Sybella, Ismae, and even the secondary female characters control their own fates, have agency, and are fully formed characters. Dark Triumph even passes the Bechdel test—Sybella and Ismae may discuss the men in their life, but they also discuss the teachings on the convent, tactics of assassins, and even battle plans.
The first few chapters of Grave Mercy are amazing. I dare you to read them and not be immediately drawn into the world of this historical fantasy. As much as I loved the first installment in this series, it is Dark Triumph that I am most likely to reread, and I can’t wait to see the conclusion in Mortal Heart next year.
Recommended for fans of:
Shadow and Bone by Leigh Bardugo
Lumatere Chronicles by Melina Marchetta
Kimberly at Stacked: “The other things that distinguished Grave Mercy are here, too: political intrigue, action, murder, romance, secrets, bad people who turn out to be good, good people who turn out to be bad. It advances the overall storyline involving Duchess Anne and also creates some intriguing possibilities for the future of the convent and its assassin nuns.”

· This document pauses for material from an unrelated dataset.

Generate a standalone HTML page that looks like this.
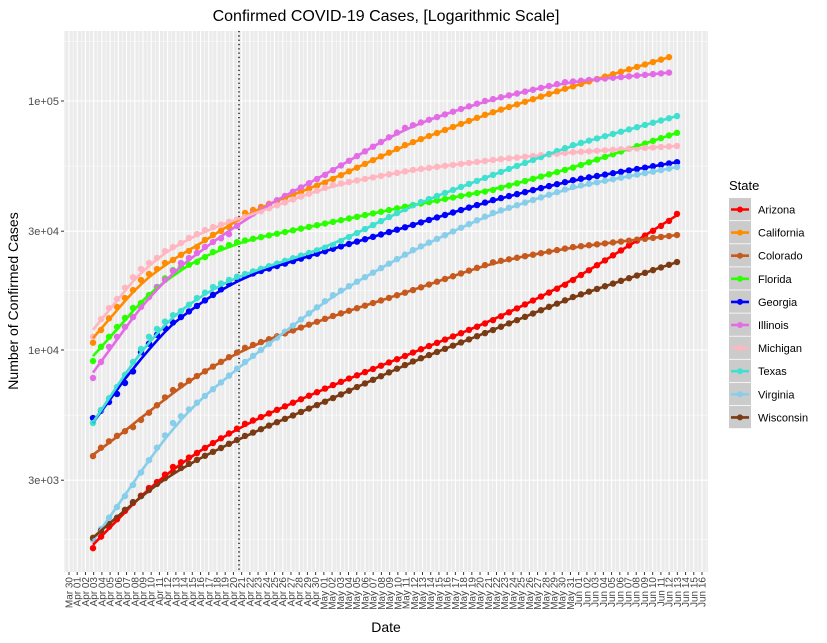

Rywn at Book Brats: “As much as Grave Mercy seemed to open up a whole world for us to explore, Dark Triumph seemed very narrow and pinpointed. Focusing more on Sybella than about the events going on around her, I was disappointed and wanted to see more of the wide cast of characters that we were introduced to during the first novel.”
Miss Print: “I didn’t realize how much I loved this improbable series about assassin nuns until I finished Dark Triumph. As great as Ismae’s story and voice were, Sybella’s is better. Dark Triumph is a grittier read with sharper edges but also more satisfying outcome.”